Much has transpired since Weiner’s preliminary assessment of the career of equality in India. Economically, India has broken out of the paradigm of low growth that always seemed to make material prosperity so elusive. This new growth is producing far-reaching changes in income, occupational structures, lifestyles and aspirations. Politically, India’s democracy has deepened, giving hitherto marginalised groups impressive representation and recognition. Administratively, the state has acquired unprecedented resources to spend on programs ostensibly designed for inclusion. And there is a palpable change in social consciousness: political democracy has induced a sense of agency and empowerment across different groups in society; today inclusion is a demand of citizens, not a gift given from on high.

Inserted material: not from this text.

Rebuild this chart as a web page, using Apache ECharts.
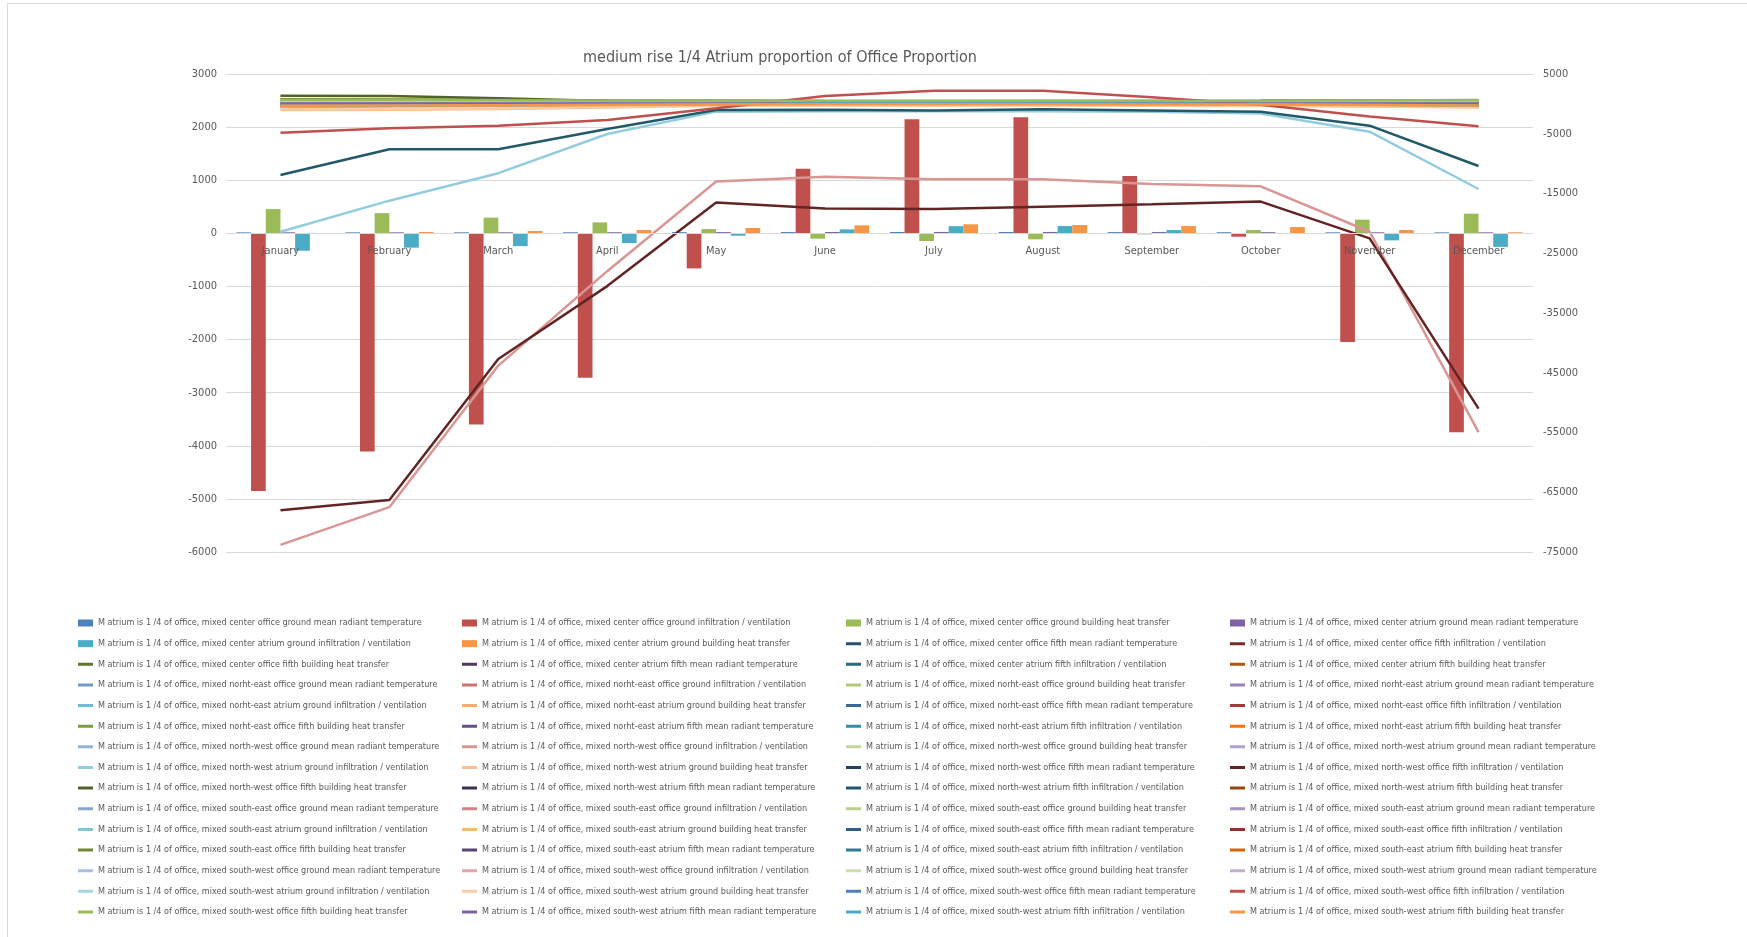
<!DOCTYPE html>
<html>
<head>
<meta charset="utf-8">
<script src="https://cdn.jsdelivr.net/npm/echarts@6/dist/echarts.min.js"></script>
<style>html,body{margin:0;padding:0;background:#fff;}#chart{width:1747px;height:937px;}</style>
</head>
<body>
<div id="chart"></div>
<script>
// ---------- DATA ----------
const titleText = 'medium rise 1/4 Atrium proportion of Office Proportion';
const months = ['January','February','March','April','May','June','July','August','September','October','November','December'];
const leftTicks = [-6000,-5000,-4000,-3000,-2000,-1000,0,1000,2000,3000];
const rightTicks = [-75000,-65000,-55000,-45000,-35000,-25000,-15000,-5000,5000];

// name parts
const namePrefix = 'M atrium is 1 /4 of office, mixed ';
const orientations = ['center','norht-east','north-west','south-east','south-west'];
const spaces = ['office','atrium'];
const floors = ['ground','fifth'];
const metrics = ['mean radiant temperature','infiltration / ventilation','building heat transfer'];

// centre ground (bars, left axis)
const cOffGndMrt = [18,18,19,20,22,24,25,25,23,21,19,18];
const cOffGndInf = [-4850,-4110,-3600,-2720,-660,1217,2150,2184,1079,-63,-2048,-3747];
const cOffGndBht = [457,380,295,206,80,-100,-145,-113,-20,62,257,370];
const cAtrGndMrt = [19,19,20,21,23,25,26,26,24,22,20,19];
const cAtrGndInf = [-327,-270,-240,-183,-45,75,135,137,62,5,-132,-255];
const cAtrGndBht = [5,25,45,62,100,150,170,156,137,118,62,20];
// centre fifth (lines, right axis)
const cOffFifMrt = [21,21,22,23,25,27,28,28,26,24,22,21];
const cOffFifInf = [-260,-210,-160,-100,-30,30,60,55,15,-25,-120,-230];
const cOffFifBht = [620,600,560,500,470,440,430,435,450,470,520,580];
const cAtrFifMrt = [20,20,21,23,25,27,28,28,26,24,21,20];
const cAtrFifInf = [-340,-290,-230,-150,-40,40,80,75,25,-15,-140,-300];
const cAtrFifBht = [-150,-140,-120,-90,-60,-40,-30,-35,-50,-70,-110,-140];
// norht-east
const neOffGndMrt = [19,19,21,22,24,26,27,27,25,23,21,19];
const neOffGndInf = [-410,-350,-300,-220,-60,100,170,175,80,-15,-170,-330];
const neOffGndBht = [560,540,500,450,420,400,390,395,410,430,480,530];
const neAtrGndMrt = [18,18,20,22,24,26,27,27,25,22,20,18];
const neAtrGndInf = [-60,-50,-45,-35,-10,10,20,20,10,0,-25,-50];
const neAtrGndBht = [-190,-170,-150,-110,-70,-50,-40,-45,-60,-80,-130,-170];
const neOffFifMrt = [21,21,22,24,26,27,28,28,26,24,22,21];
const neOffFifInf = [-290,-240,-190,-120,-30,35,65,60,20,-20,-130,-260];
const neOffFifBht = [700,680,620,540,500,470,460,465,480,500,560,640];
const neAtrFifMrt = [20,20,21,23,25,27,28,28,26,24,21,20];
const neAtrFifInf = [-380,-320,-260,-170,-45,45,85,80,25,-15,-150,-330];
const neAtrFifBht = [-120,-110,-95,-70,-45,-30,-25,-28,-40,-55,-90,-115];
// north-west
const nwOffGndMrt = [19,19,20,22,24,26,27,27,25,23,20,19];
const nwOffGndInf = [-73800,-67500,-43800,-28000,-13000,-12200,-12600,-12600,-13400,-13800,-21400,-54950];
const nwOffGndBht = [650,630,590,520,480,450,440,445,460,480,530,600];
const nwAtrGndMrt = [18,18,20,21,24,26,27,27,25,22,20,18];
const nwAtrGndInf = [-21400,-16200,-11600,-5050,-1300,-1220,-1250,-1220,-1300,-1600,-4650,-14250];
const nwAtrGndBht = [-1040,-980,-850,-600,-330,-280,-260,-270,-300,-350,-450,-600];
const nwOffFifMrt = [21,21,22,24,25,27,28,28,26,24,22,21];
const nwOffFifInf = [-68000,-66300,-42700,-30500,-16500,-17500,-17600,-17200,-16800,-16350,-22500,-51000];
const nwOffFifBht = [1360,1320,960,470,280,220,210,220,240,270,300,330];
const nwAtrFifMrt = [20,20,21,23,25,27,28,28,26,23,21,20];
const nwAtrFifInf = [-11900,-7600,-7600,-4200,-1020,-1000,-1100,-900,-1100,-1300,-3650,-10400];
const nwAtrFifBht = [-230,-210,-180,-130,-80,-60,-50,-55,-70,-90,-150,-200];
// south-east
const seOffGndMrt = [19,19,21,22,24,26,27,27,25,23,21,19];
const seOffGndInf = [-440,-380,-320,-230,-65,105,180,185,85,-15,-180,-350];
const seOffGndBht = [590,570,530,470,440,410,400,405,420,445,490,560];
const seAtrGndMrt = [18,18,20,22,24,26,27,27,25,22,20,18];
const seAtrGndInf = [-70,-60,-50,-40,-12,12,22,22,12,0,-28,-55];
const seAtrGndBht = [-420,-400,-350,-260,-160,-120,-110,-115,-140,-180,-260,-360];
const seOffFifMrt = [21,21,22,24,26,27,28,28,26,24,22,21];
const seOffFifInf = [-300,-250,-200,-125,-35,35,70,65,20,-20,-135,-270];
const seOffFifBht = [760,730,660,560,510,480,470,475,490,510,560,600];
const seAtrFifMrt = [20,20,21,23,25,27,28,28,26,24,21,20];
const seAtrFifInf = [-390,-330,-270,-175,-45,45,90,85,25,-15,-155,-340];
const seAtrFifBht = [-80,-75,-65,-50,-30,-20,-15,-18,-25,-35,-60,-75];
// south-west
const swOffGndMrt = [19,19,21,22,24,26,27,27,25,23,21,19];
const swOffGndInf = [-430,-370,-310,-225,-60,100,175,180,80,-15,-175,-340];
const swOffGndBht = [540,520,480,430,400,380,375,380,395,420,470,520];
const swAtrGndMrt = [18,18,20,22,24,26,27,27,25,22,20,18];
const swAtrGndInf = [-65,-55,-48,-38,-11,11,21,21,11,0,-26,-52];
const swAtrGndBht = [-860,-810,-720,-530,-310,-260,-240,-250,-280,-320,-410,-540];
const swOffFifMrt = [21,21,22,24,26,27,28,28,26,24,22,21];
const swOffFifInf = [-4840,-4100,-3650,-2700,-740,1320,2200,2200,1100,-150,-2130,-3740];
const swOffFifBht = [650,640,600,540,510,490,480,485,500,520,560,600];
const swAtrFifMrt = [20,20,21,23,25,27,28,28,26,24,21,20];
const swAtrFifInf = [-370,-310,-250,-165,-42,42,82,78,24,-14,-145,-320];
const swAtrFifBht = [-300,-280,-240,-180,-110,-80,-70,-75,-95,-120,-190,-260];

const seriesValues = [
  cOffGndMrt,cOffGndInf,cOffGndBht,cAtrGndMrt,cAtrGndInf,cAtrGndBht,
  cOffFifMrt,cOffFifInf,cOffFifBht,cAtrFifMrt,cAtrFifInf,cAtrFifBht,
  neOffGndMrt,neOffGndInf,neOffGndBht,neAtrGndMrt,neAtrGndInf,neAtrGndBht,
  neOffFifMrt,neOffFifInf,neOffFifBht,neAtrFifMrt,neAtrFifInf,neAtrFifBht,
  nwOffGndMrt,nwOffGndInf,nwOffGndBht,nwAtrGndMrt,nwAtrGndInf,nwAtrGndBht,
  nwOffFifMrt,nwOffFifInf,nwOffFifBht,nwAtrFifMrt,nwAtrFifInf,nwAtrFifBht,
  seOffGndMrt,seOffGndInf,seOffGndBht,seAtrGndMrt,seAtrGndInf,seAtrGndBht,
  seOffFifMrt,seOffFifInf,seOffFifBht,seAtrFifMrt,seAtrFifInf,seAtrFifBht,
  swOffGndMrt,swOffGndInf,swOffGndBht,swAtrGndMrt,swAtrGndInf,swAtrGndBht,
  swOffFifMrt,swOffFifInf,swOffFifBht,swAtrFifMrt,swAtrFifInf,swAtrFifBht
];
const barCount = 6;

// ---------- STYLE ----------
const FONT = "'Liberation Sans Narrow','DejaVu Sans Condensed','Open Sans',sans-serif";
const TXT = '#595959';
const GRIDC = '#D9D9D9';
const accents = ['#4F81BD','#C0504D','#9BBB59','#8064A2','#4BACC6','#F79646'];
const variants = [[1,0],[0.6,0],[0.8,0.2],[0.8,0],[0.6,0.4],[0.5,0],[0.7,0.3],[0.7,0],[0.5,0.5],[1,0]];
const LINE_ICON = 'path://M0,0L15,0M0,2L15,2L15,5L0,5ZM0,7L15,7';

function hexToHsl(hex){
  const r=parseInt(hex.substr(1,2),16)/255,g=parseInt(hex.substr(3,2),16)/255,b=parseInt(hex.substr(5,2),16)/255;
  const mx=Math.max(r,g,b),mn=Math.min(r,g,b);let h=0,s=0;const l=(mx+mn)/2;
  if(mx!==mn){const d=mx-mn;s=l>0.5?d/(2-mx-mn):d/(mx+mn);
    if(mx===r)h=(g-b)/d+(g<b?6:0);else if(mx===g)h=(b-r)/d+2;else h=(r-g)/d+4;h/=6;}
  return [h,s,l];
}
function hslToHex(h,s,l){
  function f(p,q,t){if(t<0)t+=1;if(t>1)t-=1;if(t<1/6)return p+(q-p)*6*t;if(t<1/2)return q;if(t<2/3)return p+(q-p)*(2/3-t)*6;return p;}
  let r,g,b;if(s===0){r=g=b=l;}else{const q=l<0.5?l*(1+s):l+s-l*s,p=2*l-q;r=f(p,q,h+1/3);g=f(p,q,h);b=f(p,q,h-1/3);}
  const x=v=>Math.round(v*255).toString(16).padStart(2,'0');return '#'+x(r)+x(g)+x(b);
}
function colorFor(i){
  const base=accents[i%6];const v=variants[Math.floor(i/6)];
  const hsl=hexToHsl(base);return hslToHex(hsl[0],hsl[1],Math.min(1,hsl[2]*v[0]+v[1]));
}

// names
const seriesNames=[];
orientations.forEach(o=>{floors.forEach(fl=>{spaces.forEach(sp=>{metrics.forEach(m=>{
  seriesNames.push(namePrefix+o+' '+sp+' '+fl+' '+m);});});});});

const series = seriesValues.map((vals,i)=>{
  const c=colorFor(i);
  if(i<barCount){
    return {name:seriesNames[i],type:'bar',yAxisIndex:0,data:vals,barWidth:14.7,barGap:'0%',
      itemStyle:{color:c},emphasis:{disabled:true}};
  }
  return {name:seriesNames[i],type:'line',yAxisIndex:1,data:vals,symbol:'none',showSymbol:false,
    lineStyle:{color:c,width:2.5},itemStyle:{color:c},emphasis:{disabled:true}};
});

const legendCols=[78,462,846,1230];
const legends = legendCols.map((x,c)=>{
  const data=[];for(let r=0;r<15;r++){const i=r*4+c;data.push({name:seriesNames[i],icon:i<barCount?'rect':LINE_ICON});}
  return {orient:'vertical',left:x,top:617,padding:0,itemGap:8.64,itemWidth:15,itemHeight:7,
    data:data,selectedMode:false,itemStyle:{borderWidth:0},
    textStyle:{fontFamily:FONT,fontSize:9,color:TXT,lineHeight:12}};
});

const numFmt = v => String(v);
const GRID_TOP = 74, GRID_H = 478;
// place the category axis on the left axis' zero line
const zeroOffset = -GRID_H * (0 - (-6000)) / (3000 - (-6000));

const chart = echarts.init(document.getElementById('chart'),null,{renderer:'canvas'});
chart.setOption({
  animation:false,
  backgroundColor:'#ffffff',
  title:{text:titleText,left:780,textAlign:'center',top:50,padding:0,
    textStyle:{fontFamily:FONT,fontSize:16,fontWeight:'normal',color:TXT}},
  legend:legends,
  grid:{left:226,top:GRID_TOP,width:1307,height:GRID_H,containLabel:false},
  xAxis:{type:'category',data:months,boundaryGap:true,position:'bottom',offset:zeroOffset,z:5,
    axisLine:{onZero:false,lineStyle:{color:GRIDC,width:1}},axisTick:{show:false},
    axisLabel:{margin:12,fontFamily:FONT,fontSize:11,color:TXT}},
  yAxis:[
    {type:'value',min:-6000,max:3000,interval:1000,position:'left',
      axisLine:{show:false,onZero:false},axisTick:{show:false},
      axisLabel:{margin:9,fontFamily:FONT,fontSize:11,color:TXT,customValues:leftTicks,formatter:numFmt},
      splitLine:{lineStyle:{color:GRIDC,width:1}}},
    {type:'value',min:-75000,max:5000,position:'right',
      axisLine:{show:false,onZero:false},axisTick:{show:false},
      axisLabel:{margin:10,fontFamily:FONT,fontSize:11,color:TXT,customValues:rightTicks,formatter:numFmt},
      splitLine:{show:false}}
  ],
  graphic:[{type:'rect',shape:{x:7.5,y:3.5,width:3000,height:3000},style:{fill:'none',stroke:'#D9D9D9',lineWidth:1},silent:true}],
  series:series
});
</script>
</body>
</html>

Yet these very changes are compelling the debate over equality to take a paradoxical turn. On the one hand, there is impatience with the idea of equality. While an acknowledgement of formal equality is now enshrined in India’s self-image, the politics of equality are often associated with hypocrisy and pretense. One camp in the debate blames India’s ills in large part on an excessive rhetoric of equality—talk that is regarded as a license for maintaining outmoded forms of state control that for decades trapped India’s economy. From this perspective, equality talk has always been a license for economic irrationality: it was used to justify all manner of subsidies, controls and patronage schemes that did nothing but retard development. Growth may be producing new forms of economic inequality, the argument goes, but at least it is more effective at reducing poverty. It is also creating the conditions for a more durable equality of opportunity, by providing the resources for things like education. An excessive preoccupation with equality is seen as a stumbling block: it produces policies that do nothing but appease the conscience of India’s privileged, even as these policies do little to dismantle deep structures of inequality. Let us get on with growth, it is argued, and the opportunities it produces will, somehow, at some point, take care of equality concerns. Equality, on this view, is both a ruse and a distraction.

This sentiment captures a scepticism generated by India’s development experience. It is also of a piece with new India’s self-image of tough-mindedness, not bound by pieties of the past. Yet, on the other hand, this posture is deeply fragile. While equality talk may not have served us well, deep social and economic inequality remain obdurate realities in India. It may be a crude measure, but India’s Gini coefficient—a measurement of the uneven distribution of wealth—is rising. Acute forms of social segregation remain a reality. A large number of social struggles continue to be animated by the indignity of inequality and powerlessness. Despite significant reductions in poverty, it is difficult to deny that India still breathes an oppressive atmosphere of social inequality. The idea that growth and economic development represent our best chance of unsettling fixed hierarchies of power has some truth to it. But we cannot get away from the fact that growth is bringing in new challenges of inequality, which we ignore at our peril. It is also true that much of the political discourse of equality has been hypocritical. But here we must acknowledge that debates over growth and equality rarely manage to dent the psychological resistance we have erected to avoid confronting uncomfortable facts about inequality.

This essay is premised on the idea that the way we think about inequality matters a lot to the shape it takes and to the prospects for its diminishment. At present, Indian thinking about inequality suffers from a triple burden. The topic is cloaked by a deep and pervasive culture of avoidance. But even when it becomes a focus of political reflection, the outmoded idioms through which we imagine equality become new straitjackets that impede solutions. And this, in turn, distorts the understanding of the instruments we use to address the problem. This essay cannot do justice to the full complexity of the problem; it is a modest attempt at clearing some cobwebs. But India urgently needs to confront this issue anew. Or else inequality will remain India’s original sin: reappearing in the face of every resistance, casting a shadow over all social relations, acting forever as a rebuke to the Indian experiment.